§ Stated goal
Report all lines from the entries below in which "with" appears.

———

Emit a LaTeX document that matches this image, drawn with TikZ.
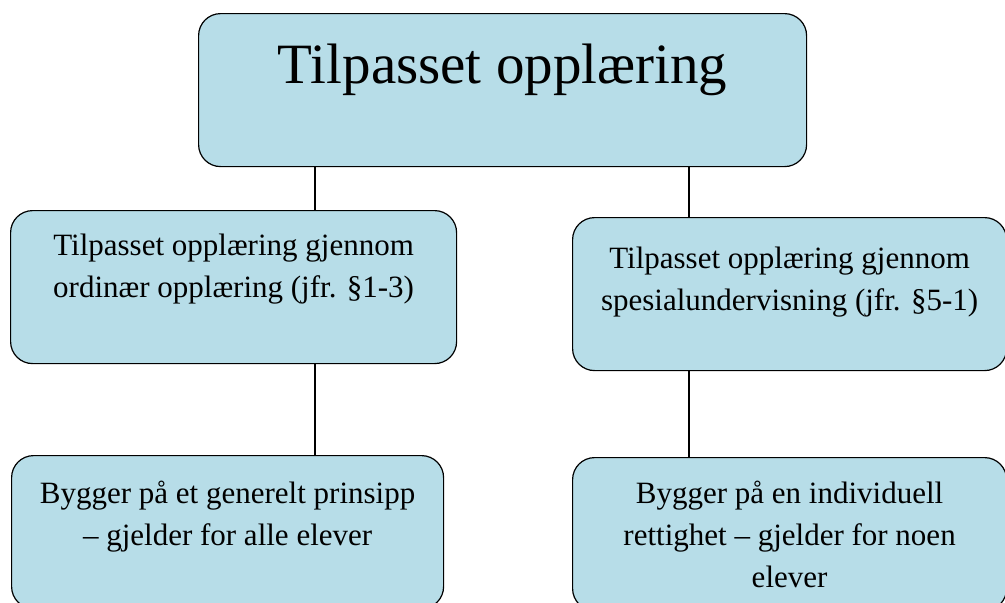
\documentclass[tikz,border=0pt]{standalone}
\usepackage{fontspec}
\setmainfont{Liberation Serif}
\definecolor{boxblue}{RGB}{183,221,232}
% box content: width, height, first baseline, text
\newcommand{\boxtxt}[4]{\parbox[t][#2][t]{#1}{\centering\rule{0pt}{#3}#4}}
\tikzset{blk/.style={draw, line width=1.2pt, fill=boxblue, rounded corners=22pt, inner sep=0pt, anchor=north west}}
\begin{document}
\begin{tikzpicture}[x=1pt,y=-1pt,font=\fontsize{31}{42}\selectfont, line join=round,line cap=round]
			\useasboundingbox (0,0) rectangle (1005,603);
			\node[blk,font=\fontsize{57}{70}\selectfont] (top) at (198,13) {\boxtxt{608pt}{153pt}{70pt}{Tilpasset opplæring}};
			\node[blk] (lmid) at (10,210) {\boxtxt{446pt}{153pt}{45pt}{Tilpasset opplæring gjennom\\ ordinær opplæring (jfr. §1-3)}};
			\node[blk] (rmid) at (572,217) {\boxtxt{434pt}{153pt}{51pt}{Tilpasset opplæring gjennom\\ spesialundervisning (jfr. §5-1)}};
			\node[blk] (lbot) at (11,455) {\boxtxt{432pt}{153pt}{48pt}{Bygger på et generelt prinsipp\\ – gjelder for alle elever}};
			\node[blk] (rbot) at (572,457) {\boxtxt{434pt}{153pt}{46pt}{Bygger på en individuell\\ rettighet – gjelder for noen\\ elever}};
			\coordinate (lx) at (315,0);
			\coordinate (rx) at (689,0);
			\draw[line width=1.4pt] (top.south -| lx)--(lmid.north -| lx) (lmid.south -| lx)--(lbot.north -| lx);
			\draw[line width=1.4pt] (top.south -| rx)--(rmid.north -| rx) (rmid.south -| rx)--(rbot.north -| rx);
		\end{tikzpicture}
\end{document}
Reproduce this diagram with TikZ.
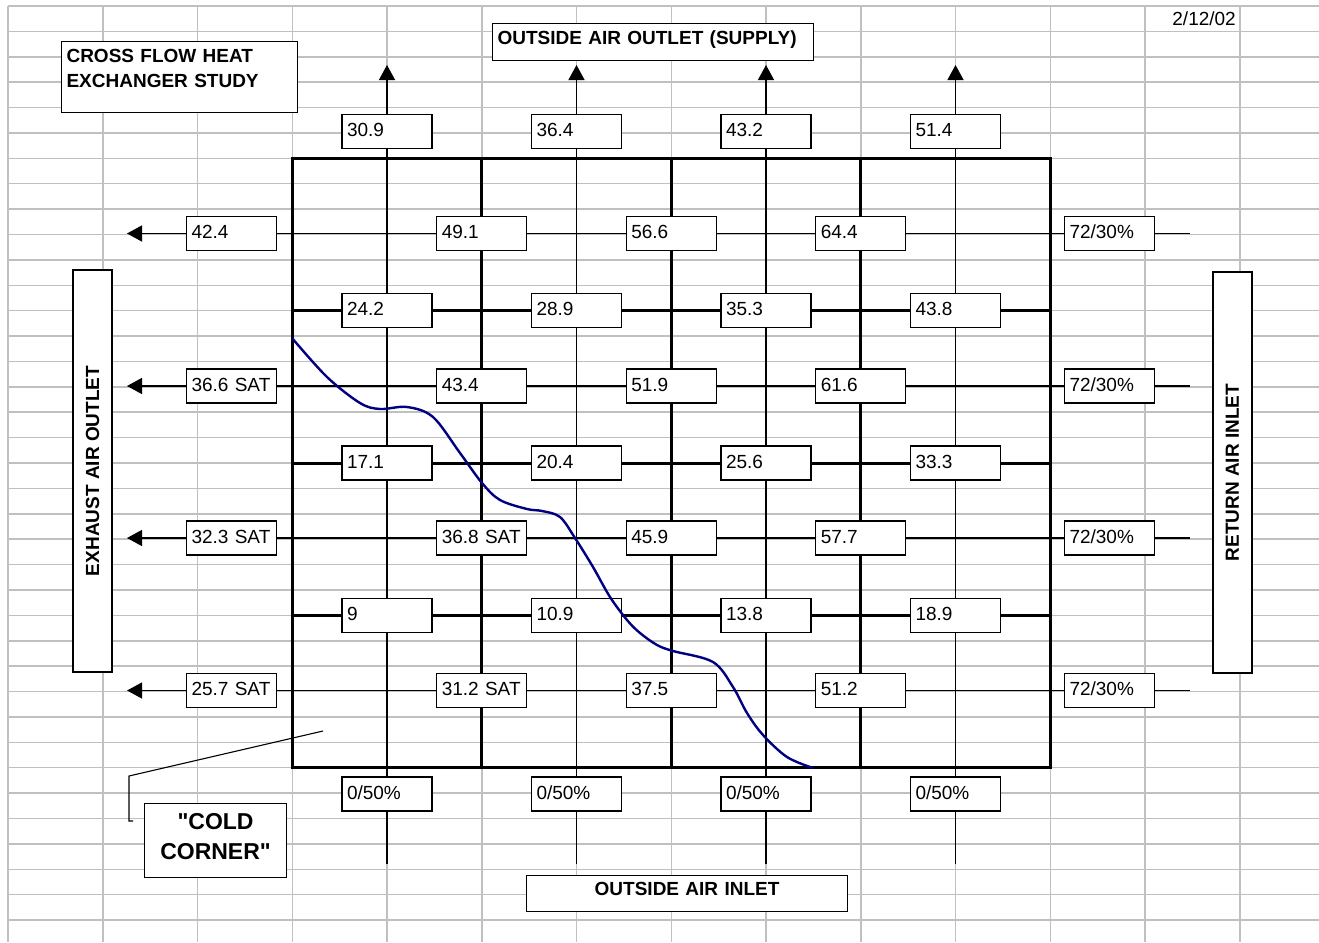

———

§ Answer
Emit a LaTeX document that matches this image, drawn with TikZ.
Reproduce this diagram with TikZ.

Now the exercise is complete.